Nation & World

U.S. troops salute fallen soldier

Sgt. Dustin Perrott's boots lay beneath an American flag lowered to half staff as members of his company gave a final salute.

Perrott's first sergeant barked out his squad's roll call, shouting the fallen soldier's name three times into the still evening air. When the 23-year-old did not answer, a rifle volley shattered the silence. A bugler played taps.

"We place so much on the shoulders of men like Sgt. Perrott, and as his commander I'm glad he chose to serve," Lt. Col. Timothy McAteer, Perrott's battalion commander, told the several hundred soldiers gathered at the ceremony Saturday evening. "We must never let our nation forget his sacrifice."

Perrott became the 45th U.S. soldier to die in Afghanistan this year when the Humvee he was riding in through the southern province of Ghazni on Thursday was hit by a roadside bomb. Perrott, riding in the right rear seat, died from head injuries.

It was the fourth roadside bomb to explode in Ghazni in four days. U.S. soldiers here are participating in the first operation planned and led by the Afghan army, an effort to push Taliban fighters out of this region and establish security and government for the first time in years.

Called "Dusty" by the men in his company, the Virginia man volunteered to go to Iraq in December 2004. He had been awarded the Bronze Star, the Meritorious Service Medal and a Purple Heart. He was assigned to the 2nd Battalion, 508th Parachute Infantry Regiment, 4th Brigade Combat Team, 82nd Airborne Division based at Fort Bragg, N.C.

The roar from two Black Hawk helicopters that brought in the top U.S. commander in Afghanistan, Maj. Gen. David Rodriguez, washed out the first minutes of the ceremony, held under a fading sun.
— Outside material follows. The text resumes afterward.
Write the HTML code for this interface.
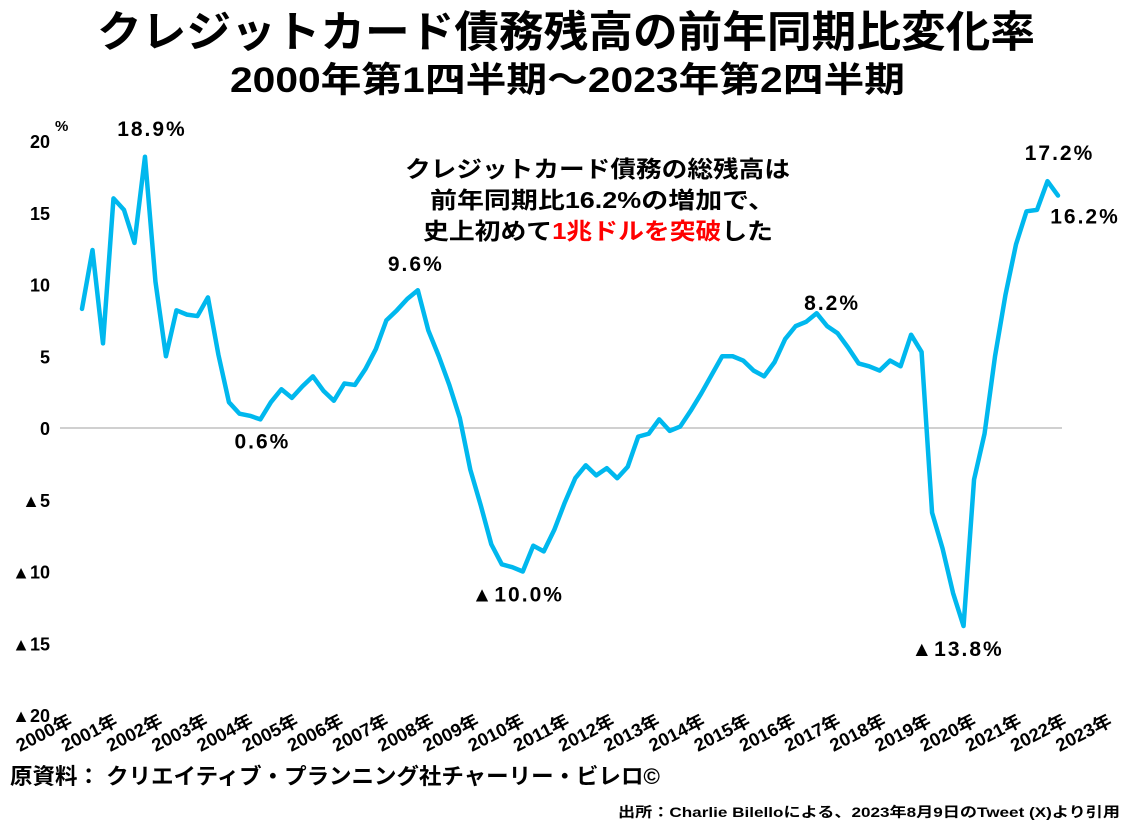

When the helicopters pulled away, sniffles from soldiers standing at attention could be heard.

Spc. Clinton Vance, a friend, quoted the Book of Isaiah: "The path I have chosen for you is this, to loosen the bonds of wickedness."

"He volunteered to leave his house and his wife to let those oppressed go free," Vance said.

A soldier played "Amazing Grace" on bagpipes as soldiers wept. The men and women of the battalion filed past Perrott's boots, rifle and helmet. One knelt, another made the sign of the cross.

"It's a great way to say goodbye to a brave hero," Rodriguez said afterward, tears welling in his eyes. As the commanding general of U.S. troops in Afghanistan, he attends almost every memorial ceremony.

As the last rays of light faded, soldiers from Perrott's company gathered for a final photo in front of his gear.

A giant reconnaissance blimp that had been lowered for the ceremony rose into the air to survey the base's surroundings. Diesel generators roared back to life, spewing acrid smoke into the sky. Soldiers walked away in silence, returning to their tasks.